*Short problem*: Starting at the line containing "Recreate this image" and ending at the line containing "var yTicks = [0, 20, 40, 60, 80, 100];", reproduce each line exactly as written, with both end lines included and all pictures omitted.

*Exercise material*:
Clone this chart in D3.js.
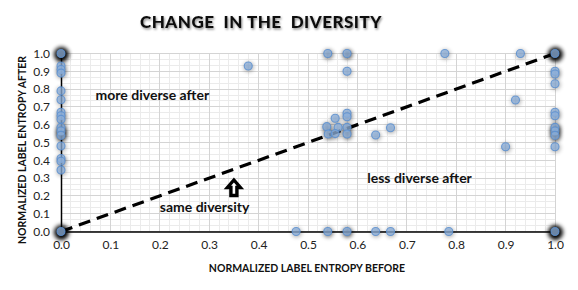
<!DOCTYPE html>
<html>
<head>
<meta charset="utf-8">
<script src="https://cdn.jsdelivr.net/npm/d3@7"></script>
<style>
  body { margin: 0; background: #fff; }
  svg { display: block; font-family: Lato, "Open Sans", sans-serif; }
</style>
</head>
<body>
<svg id="chart" width="578" height="290"></svg>
<script>
// normalized label entropy before / after, with rough count of overlapping points
const entropyBefore = [
  0, 0, 0, 0, 0, 0, 0, 0, 0, 0, 0, 0, 0, 0, 0, 0, 0,
  1, 1, 1, 1, 1, 1, 1, 1, 1, 1, 1,
  0.379, 0.54, 0.579, 0.579, 0.579, 0.579, 0.555, 0.538, 0.561, 0.579, 0.541, 0.555, 0.579, 0.637, 0.667,
  0.777, 0.93, 0.92, 0.90,
  0.476, 0.54, 0.579, 0.637, 0.667, 0.785
];
const entropyAfter = [
  1.0, 0.93, 0.91, 0.89, 0.79, 0.74, 0.67, 0.65, 0.63, 0.585, 0.565, 0.54, 0.48, 0.41, 0.395, 0.345, 0,
  1.0, 0.90, 0.885, 0.83, 0.67, 0.65, 0.585, 0.565, 0.54, 0.476, 0,
  0.93, 1.0, 1.0, 0.90, 0.664, 0.645, 0.636, 0.589, 0.585, 0.585, 0.548, 0.55, 0.548, 0.542, 0.583,
  1.0, 1.0, 0.739, 0.476,
  0, 0, 0, 0, 0, 0
];
const pointCount = [
  12, 1, 1, 1, 1, 1, 1, 1, 1, 2, 4, 4, 1, 1, 1, 1, 20,
  10, 1, 1, 1, 1, 1, 3, 3, 3, 1, 15,
  1, 2, 3, 1, 1, 1, 1, 2, 1, 2, 2, 1, 2, 1, 1,
  1, 1, 1, 1,
  1, 2, 3, 1, 1, 1
];
const tickValues = [0, 0.1, 0.2, 0.3, 0.4, 0.5, 0.6, 0.7, 0.8, 0.9, 1.0];

const annotations = [
  { text: "more diverse after", x: 0.07, y: 0.76 },
  { text: "less diverse after", x: 0.62, y: 0.29 },
  { text: "same diversity", x: 0.20, y: 0.13 }
];

const svg = d3.select("#chart");
const x = d3.scaleLinear().domain([0, 1]).range([61, 555]);
const y = d3.scaleLinear().domain([0, 1]).range([231.5, 53.5]);

const defs = svg.append("defs");
defs.append("filter").attr("id", "blur").attr("x", "-1").attr("y", "-1").attr("width", 3).attr("height", 3)
  .append("feGaussianBlur").attr("stdDeviation", 2);
const ts = defs.append("filter").attr("id", "tshadow").attr("x", "-0.1").attr("y", "-0.3").attr("width", 1.2).attr("height", 1.6);
ts.append("feDropShadow").attr("dx", 1).attr("dy", 1.5).attr("stdDeviation", 1.2)
  .attr("flood-color", "#000").attr("flood-opacity", 0.45);

// grid
const grid = svg.append("g");
grid.selectAll(".minx").data(d3.range(0, 1.0001, 0.02)).join("line")
  .attr("x1", d => x(d)).attr("x2", d => x(d)).attr("y1", y(0)).attr("y2", y(1))
  .attr("stroke", "#ebebeb").attr("shape-rendering", "crispEdges");
grid.selectAll(".miny").data(d3.range(0, 1.0001, 0.1 / 3)).join("line")
  .attr("y1", d => y(d)).attr("y2", d => y(d)).attr("x1", x(0)).attr("x2", x(1))
  .attr("stroke", "#ebebeb").attr("shape-rendering", "crispEdges");
grid.selectAll(".majx").data(tickValues).join("line")
  .attr("x1", d => x(d)).attr("x2", d => x(d)).attr("y1", y(0)).attr("y2", y(1))
  .attr("stroke", "#d4d4d4").attr("shape-rendering", "crispEdges");
grid.selectAll(".majy").data(tickValues).join("line")
  .attr("y1", d => y(d)).attr("y2", d => y(d)).attr("x1", x(0)).attr("x2", x(1))
  .attr("stroke", "#d4d4d4").attr("shape-rendering", "crispEdges");

// axes
const xAxis = svg.append("g").attr("transform", `translate(0,${y(0)})`)
  .call(d3.axisBottom(x).tickValues(tickValues).tickFormat(d3.format(".1f")).tickSize(0).tickPadding(9));
const yAxis = svg.append("g").attr("transform", `translate(${x(0)},0)`)
  .call(d3.axisLeft(y).tickValues(tickValues).tickFormat(d3.format(".1f")).tickSize(0).tickPadding(11));
[xAxis, yAxis].forEach(a => {
  a.select(".domain").attr("stroke", "#000").attr("stroke-width", 1.5);
  a.selectAll("text").attr("font-size", 12).attr("fill", "#222").attr("font-family", "Lato, sans-serif");
});

// diagonal y = x
svg.append("line")
  .attr("x1", x(0)).attr("y1", y(0)).attr("x2", x(1)).attr("y2", y(1))
  .attr("stroke", "#000").attr("stroke-width", 3.2).attr("stroke-dasharray", "12,7");

// points: blurred shadow darkens where many points overlap
const pts = entropyBefore.map((b, i) => ({ b, a: entropyAfter[i], n: pointCount[i] }));
svg.append("g").selectAll("circle").data(pts).join("circle")
  .attr("cx", d => x(d.b) + 0.5).attr("cy", d => y(d.a) + 1)
  .attr("r", d => d.n > 5 ? 7.5 : 5)
  .attr("fill", "#000")
  .attr("opacity", d => 1 - Math.pow(0.7, d.n))
  .attr("filter", "url(#blur)");
svg.append("g").selectAll("circle").data(pts).join("circle")
  .attr("cx", d => x(d.b)).attr("cy", d => y(d.a))
  .attr("r", 4)
  .attr("fill", "#8fb1dc").attr("fill-opacity", 0.75)
  .attr("stroke", "#5b8fd0").attr("stroke-width", 1.1).attr("stroke-opacity", 0.85);

// annotations
svg.append("g").selectAll("text").data(annotations).join("text")
  .attr("x", d => x(d.x)).attr("y", d => y(d.y))
  .attr("font-size", 14).attr("font-weight", 700).attr("fill", "#111")
  .attr("dominant-baseline", "middle")
  .text(d => d.text);

// up arrow pointing at the diagonal
const ax = x(0.35), ay = y(0.295);
svg.append("path")
  .attr("d", `M${ax},${ay + 1} l-6.5,7.5 h3.5 v8 h6 v-8 h3.5 z`)
  .attr("fill", "#fff").attr("stroke", "#000").attr("stroke-width", 3.4).attr("stroke-linejoin", "miter");

// titles
svg.append("text").attr("x", 261).attr("y", 28).attr("text-anchor", "middle")
  .attr("font-size", 17).attr("font-weight", 900).attr("letter-spacing", 0.5)
  .attr("fill", "#111").attr("filter", "url(#tshadow)")
  .attr("xml:space", "preserve")
  .text("CHANGE  IN THE  DIVERSITY");
svg.append("text").attr("x", 307).attr("y", 272).attr("text-anchor", "middle")
  .attr("font-size", 10.5).attr("font-weight", 700).attr("fill", "#111")
  .text("NORMALIZED LABEL ENTROPY BEFORE");
svg.append("text").attr("transform", "translate(26,150) rotate(-90)").attr("text-anchor", "middle")
  .attr("font-size", 10.5).attr("font-weight", 700).attr("fill", "#111")
  .text("NORMALIZED LABEL ENTROPY AFTER");
</script>
</body>
</html>
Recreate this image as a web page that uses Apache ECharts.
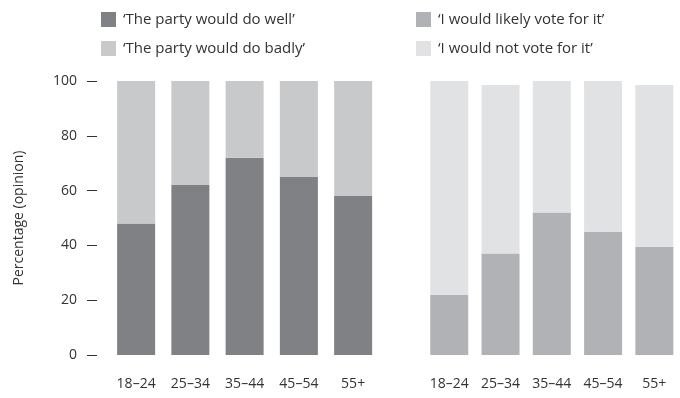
<!DOCTYPE html>
<html><head><meta charset="utf-8">
<script src="https://cdn.jsdelivr.net/npm/echarts@6/dist/echarts.min.js"></script>
<style>html,body{margin:0;padding:0;background:#fff}#c{width:680px;height:398px}</style>
</head><body><div id="c"></div>
<script>
var categories = ['18–24', '25–34', '35–44', '45–54', '55+'];
var doWell = [48, 62, 72, 65, 58];
var doBadly = [52, 38, 28, 35, 42];
var likelyVote = [22, 37, 52, 45, 39.5];
var notVote = [78, 61.5, 48, 55, 59];
var yTicks = [0, 20, 40, 60, 80, 100];

var font = '"Open Sans", "Noto Sans", sans-serif';
var txt = '#333';
var chart = echarts.init(document.getElementById('c'), null, {renderer: 'canvas'});
chart.setOption({
  animation: false,
  textStyle: {fontFamily: font},
  legend: [
    {left: 96, top: 7, orient: 'vertical', itemWidth: 15, itemHeight: 15, itemGap: 14,
     icon: 'rect', textStyle: {fontSize: 15, color: txt, fontFamily: font, padding: [0, 0, 0, 2]},
     data: ['‘The party would do well’', '‘The party would do badly’']},
    {left: 411, top: 7, orient: 'vertical', itemWidth: 15, itemHeight: 15, itemGap: 14,
     icon: 'rect', textStyle: {fontSize: 15, color: txt, fontFamily: font, padding: [0, 0, 0, 2]},
     data: ['‘I would likely vote for it’', '‘I would not vote for it’']}
  ],
  grid: [
    {left: 109, top: 81, width: 271.25, height: 274},
    {left: 423.6, top: 81, width: 263.75, height: 274}
  ],
  xAxis: [
    {type: 'category', gridIndex: 0, data: categories, axisLine: {show: false}, axisTick: {show: false},
     axisLabel: {margin: 22, fontSize: 14, color: txt, fontFamily: font}},
    {type: 'category', gridIndex: 1, data: categories, axisLine: {show: false}, axisTick: {show: false},
     axisLabel: {margin: 22, fontSize: 14, color: txt, fontFamily: font}}
  ],
  yAxis: [
    {type: 'value', gridIndex: 0, min: yTicks[0], max: yTicks[yTicks.length - 1], interval: 20, offset: 12,
     axisLine: {show: false}, splitLine: {show: false},
     axisTick: {show: true, length: 10, lineStyle: {color: '#333', width: 1}},
     axisLabel: {margin: 20, fontSize: 14, color: txt, fontFamily: font},
     name: 'Percentage (opinion)', nameLocation: 'middle', nameGap: 71,
     nameTextStyle: {fontSize: 14, color: txt, fontFamily: font}},
    {type: 'value', gridIndex: 1, min: 0, max: 100, show: false}
  ],
  series: [
    {name: '‘The party would do well’', type: 'bar', stack: 'a', xAxisIndex: 0, yAxisIndex: 0,
     barWidth: 38, data: doWell, itemStyle: {color: '#808184'}},
    {name: '‘The party would do badly’', type: 'bar', stack: 'a', xAxisIndex: 0, yAxisIndex: 0,
     barWidth: 38, data: doBadly, itemStyle: {color: '#c8c9cb'}},
    {name: '‘I would likely vote for it’', type: 'bar', stack: 'b', xAxisIndex: 1, yAxisIndex: 1,
     barWidth: 38, data: likelyVote, itemStyle: {color: '#b1b2b5'}},
    {name: '‘I would not vote for it’', type: 'bar', stack: 'b', xAxisIndex: 1, yAxisIndex: 1,
     barWidth: 38, data: notVote, itemStyle: {color: '#e1e2e4'}}
  ]
});
</script></body></html>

*Response to this task*:
Recreate this image as a web page that uses Apache ECharts.
<!DOCTYPE html>
<html><head><meta charset="utf-8">
<script src="https://cdn.jsdelivr.net/npm/echarts@6/dist/echarts.min.js"></script>
<style>html,body{margin:0;padding:0;background:#fff}#c{width:680px;height:398px}</style>
</head><body><div id="c"></div>
<script>
var categories = ['18–24', '25–34', '35–44', '45–54', '55+'];
var doWell = [48, 62, 72, 65, 58];
var doBadly = [52, 38, 28, 35, 42];
var likelyVote = [22, 37, 52, 45, 39.5];
var notVote = [78, 61.5, 48, 55, 59];
var yTicks = [0, 20, 40, 60, 80, 100];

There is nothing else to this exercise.